Zab: Used by ZooKeeper.

These algorithms work in rounds:

A leader proposes a value
Followers vote on the proposal
If a quorum agrees, the value is decided
If leader fails, elect a new one and retry

Consensus in Practice

Consensus is expensive:

Requires multiple round-trips
Blocks during leader elections
Sensitive to network latency

For this reason, many systems avoid consensus where possible, using it only for:

Leader election
Atomic commit
Membership changes

Coordination Services

ZooKeeper and etcd provide consensus-based coordination primitives:

What They Offer

Linearizable key-value store (small amounts of data)
Total ordered operations (with ordering guarantees)
Failure detection (sessions and heartbeats)
Change notifications (watches)

Use Cases

Leader election: Multiple nodes try to create the same ephemeral node; only one succeeds.

Distributed locks: Acquire a lock by creating a node; release by deleting it.

Service discovery: Services register themselves; clients watch for changes.

Configuration management: Store config in ZooKeeper; services watch for updates.

Leader Election with ZooKeeper

PLAINTEXT

1. All nodes try to create /leader ephemeral node
2. One succeeds → becomes leader
3. Others watch /leader for deletion
4. Leader's session expires → /leader deleted
5. Watchers notified → back to step 1

Membership and Coordination

ZooKeeper implements atomic broadcast:

All writes go through a single leader
Leader assigns a sequence number (zxid)
All nodes see writes in zxid order

This makes it suitable for coordination tasks, but not for bulk data storage.

Limits of Consensus

Consensus is powerful but has fundamental limitations:

Performance

Consensus requires quorum responses for every decision.
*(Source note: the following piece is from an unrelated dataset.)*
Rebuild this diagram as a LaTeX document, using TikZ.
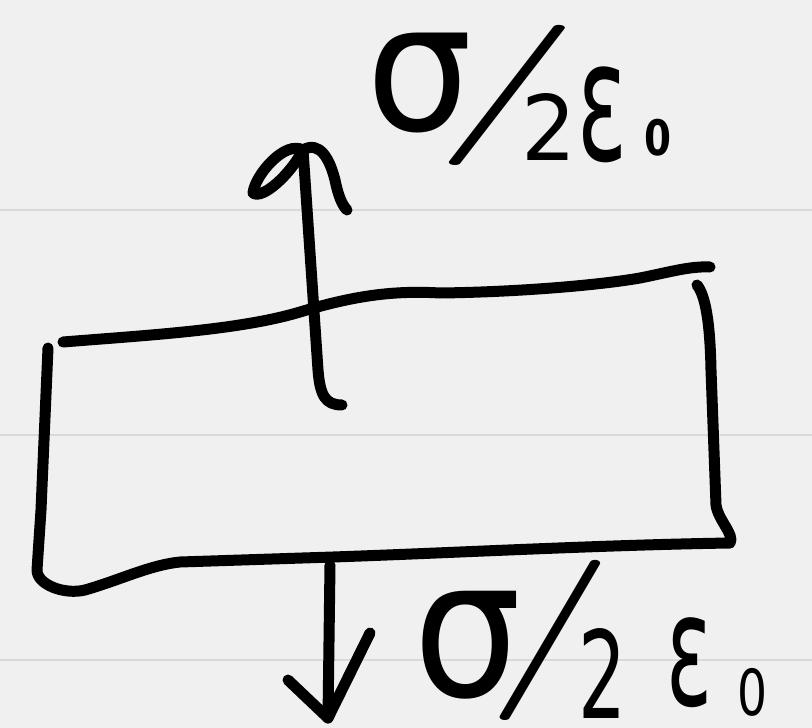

This means:

At least 3 nodes needed (5 for better fault tolerance)
Latency is bounded by slowest quorum member
Network partitions can stall progress

Dynamic Membership

Changing the set of participating nodes is complex. Most systems require careful procedures to add or remove nodes.

Algorithms Are Complex

Implementing consensus correctly is notoriously difficult. Use battle-tested libraries (etcd, ZooKeeper) rather than rolling your own.

Warning

Many systems that claim to implement consensus have subtle bugs. The formal proofs are complex, and edge cases are easy to miss.

Summary

Building reliable distributed systems requires careful attention to consistency and ordering:

Guarantee	Meaning	Cost
Eventual consistency	Replicas converge eventually	Low
Causal consistency	Respects happens-before	Medium
Linearizability	Acts like single copy	High

Ordering concepts:

Concept	Properties
Lamport timestamps	Total order, consistent with causality
Total order broadcast	Same order on all nodes
Consensus	All nodes agree on a value

Note

Linearizability, total order broadcast, and consensus are equivalent in power—if you can implement one, you can implement the others.

Practical advice:

Use coordination services (ZooKeeper, etcd) rather than implementing consensus yourself
Minimize consensus usage—it's expensive; use it only where truly needed
Understand your consistency requirements—many applications work fine with weaker guarantees
Accept that during partitions, you must choose between consistency and availability

Key insight: once you have consensus, you can build higher-level abstractions—leaders, locks, atomic broadcasts—that make the rest of your system much easier to reason about.